Autistic Individuals and community

    Imagine a group of individuals coming together, some flapping their arms, others chaotically running back and forth, and yet others screaming. All of them together in one room. No-one  in the group acknowledging that any other individual exists besides themselves.

     Suddenly,  someone who appears to look like a telephone operator  walks into the room.  She eyes each individual  and takes notice of what each and every person is doing. The telephone operator does her job.  She knows what connections to put into which sockets.  Only, she doesn’t use a switchboard, she uses a piano.  her fingers begin to dance at the piano as she sings to each individual and sings about their “original” versions of “dance”, her hands do their tricks.  her left hand plays in time to the hand flappers, her right hand, matching pitch with the screamers  plays simultaneously  the to the footsteps of the runners.   All individuals are playing, flapping, dancing, signing to the same tune.  As the music stops, so does all it’ s participants.  As the music begins, they all begin again in unison.

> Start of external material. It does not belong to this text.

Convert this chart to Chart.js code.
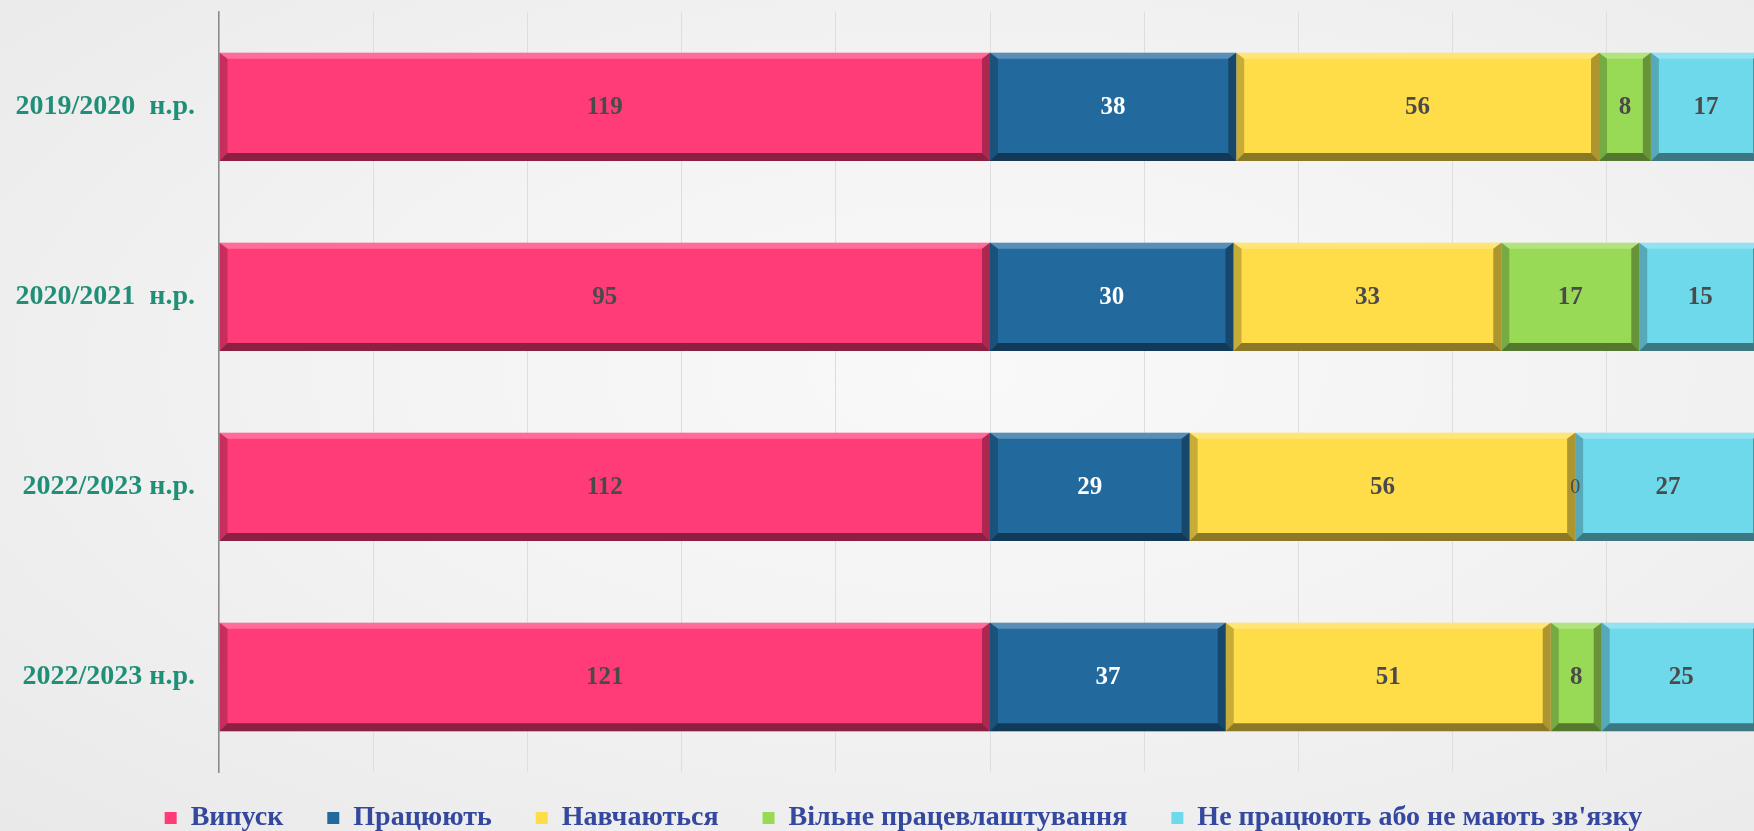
<!DOCTYPE html>
<html>
<head>
<meta charset="utf-8">
<script src="https://cdn.jsdelivr.net/npm/chart.js@4.4.1/dist/chart.umd.min.js"></script>
<style>
    html, body { margin: 0; padding: 0; overflow: hidden; }
    body {
        width: 1754px; height: 831px;
        background: radial-gradient(ellipse at 55% 45%, #f9f9f9 0%, #f3f3f3 45%, #e9e9e9 100%);
    }
    #wrap { position: absolute; left: 0; top: -29px; width: 1807px; height: 860px; }
</style>
</head>
<body>
<div id="wrap"><canvas id="chartMain"></canvas></div>
<script>
const years = ['2019/2020  н.р.', '2020/2021  н.р.', '2022/2023 н.р.', '2022/2023 н.р.'];
const seriesNames = ['Випуск', 'Працюють', 'Навчаються', 'Вільне працевлаштування', 'Не працюють або не мають зв\'язку'];
const vypusk = [119, 95, 112, 121];
const pratsyuyut = [38, 30, 29, 37];
const navchayutsya = [56, 33, 56, 51];
const vilne = [8, 17, 0, 8];
const nePratsyuyut = [17, 15, 27, 25];
const colors = ['#FF3B78', '#22699E', '#FFDD48', '#98DA55', '#6FD9EC'];
const labelColors = ['#4a4a4a', '#ffffff', '#4a4a4a', '#4a4a4a', '#4a4a4a'];

const raw = [vypusk, pratsyuyut, navchayutsya, vilne, nePratsyuyut];
// 100% stacked: share of each row total
const rowTotals = years.map((_, i) => raw.reduce((s, arr) => s + arr[i], 0));

const bevel = {
    id: 'bevel',
    afterDatasetsDraw(chart) {
        const ctx = chart.ctx;
        const b = 8;
        chart.data.datasets.forEach((ds, di) => {
            chart.getDatasetMeta(di).data.forEach(el => {
                const p = el.getProps(['x', 'y', 'base', 'height'], true);
                const l = Math.min(p.x, p.base), r = Math.max(p.x, p.base);
                const t = p.y - p.height / 2, bt = p.y + p.height / 2;
                if (r - l < 1) return;
                const bb = Math.min(b, (r - l) / 2);
                ctx.save();
                // top light
                ctx.fillStyle = 'rgba(255,255,255,0.25)';
                ctx.beginPath();
                ctx.moveTo(l, t); ctx.lineTo(r, t); ctx.lineTo(r - bb, t + 6); ctx.lineTo(l + bb, t + 6); ctx.closePath(); ctx.fill();
                // bottom dark
                ctx.fillStyle = 'rgba(0,0,0,0.45)';
                ctx.beginPath();
                ctx.moveTo(l, bt); ctx.lineTo(r, bt); ctx.lineTo(r - bb, bt - b); ctx.lineTo(l + bb, bt - b); ctx.closePath(); ctx.fill();
                // sides
                ctx.fillStyle = 'rgba(0,0,0,0.22)';
                ctx.beginPath();
                ctx.moveTo(l, t); ctx.lineTo(l + bb, t + 6); ctx.lineTo(l + bb, bt - b); ctx.lineTo(l, bt); ctx.closePath(); ctx.fill();
                ctx.fillStyle = 'rgba(0,0,0,0.32)';
                ctx.beginPath();
                ctx.moveTo(r, t); ctx.lineTo(r - bb, t + 6); ctx.lineTo(r - bb, bt - b); ctx.lineTo(r, bt); ctx.closePath(); ctx.fill();
                ctx.restore();
            });
        });
    }
};

const valueLabels = {
    id: 'valueLabels',
    afterDatasetsDraw(chart) {
        const ctx = chart.ctx;
        ctx.save();
        ctx.textAlign = 'center';
        ctx.textBaseline = 'middle';
        chart.data.datasets.forEach((ds, di) => {
            chart.getDatasetMeta(di).data.forEach((el, i) => {
                const v = raw[di][i];
                const p = el.getProps(['x', 'y', 'base'], true);
                ctx.font = v === 0 ? '20px "Liberation Serif"' : 'bold 25px "Liberation Serif"';
                ctx.fillStyle = labelColors[di];
                ctx.fillText(String(v), (p.x + p.base) / 2, p.y + 1);
            });
        });
        ctx.restore();
    }
};

new Chart(document.getElementById('chartMain'), {
    type: 'bar',
    data: {
        labels: years,
        datasets: seriesNames.map((name, di) => ({
            label: name,
            data: raw[di].map((v, i) => v / rowTotals[i] * 100),
            backgroundColor: colors[di],
            borderWidth: 0,
            barPercentage: 0.57,
            categoryPercentage: 1
        }))
    },
    options: {
        indexAxis: 'y',
        responsive: true, maintainAspectRatio: false,
        animation: false,
        layout: { padding: { top: 0, left: 0, right: 0, bottom: -23 } },
        plugins: {
            legend: {
                position: 'bottom',
                labels: {
                    font: { family: '"Liberation Serif"', size: 28, weight: 'bold' },
                    color: '#3548a0',
                    boxWidth: 12, boxHeight: 12,
                    padding: 44
                }
            },
            tooltip: { enabled: false }
        },
        scales: {
            x: {
                stacked: true, min: 0, max: 100,
                afterFit: s => { s.height = -12; },
                ticks: { display: false, stepSize: 10 },
                grid: { color: '#dedede', lineWidth: 1, drawTicks: false },
                border: { display: false }
            },
            y: {
                stacked: true,
                afterFit: s => { s.width = 219; },
                ticks: {
                    color: '#1f8f78', padding: 24,
                    font: { family: '"Liberation Serif"', size: 28, weight: 'bold' }
                },
                grid: { display: false, drawTicks: false },
                border: { color: '#8a8a8a', width: 1.5 }
            },
            // empty spacer on the right, off screen
            yRight: {
                type: 'category', position: 'right',
                afterFit: s => { s.width = 46; },
                ticks: { display: false },
                grid: { display: false, drawTicks: false },
                border: { display: false }
            }
        }
    },
    plugins: [bevel, valueLabels]
});
</script>
</body>
</html>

     Maybe they have not looked at one another this time yet, but they all stayed and participated willingly together.  This is the start, the start of community.  A start at a relationship, a start at attentiveness to something outside themselves.  A beginning to communication.

     This is the place where all these unique individuals bring their greatest strengths which happen to also display their greatest needs . Everyone has a job that they enjoy, that they are good at.  A job that includes them , a job unique to each individual yet includes them in a community function.  Where is this place?  It is the Music Therapy room.

     What happens when they leave this room?  They leave with new strengths that help them to function in jobs outside that room.  Jobs where the other workers the work with all talk alike, walk alike and all speak the same language.  Now these unique individuals can have new jobs that probably will not include music.  In these new jobs they may or may not talk and walk like all the other workers, but they can still function with them, in this new group of like minded individuals.

     Now the little boy who came in screaming leaves the Music room instead ,saying ” I am very disappointed.”  The little boy flapping all by himself now leaves the room saying “bye ,bye” to all his new friends.  The boy who ran back and forth, walks out of the room, stops, turns back and looks at the telephone operator (Music Therapist) and smiles and waves “Goodbye.”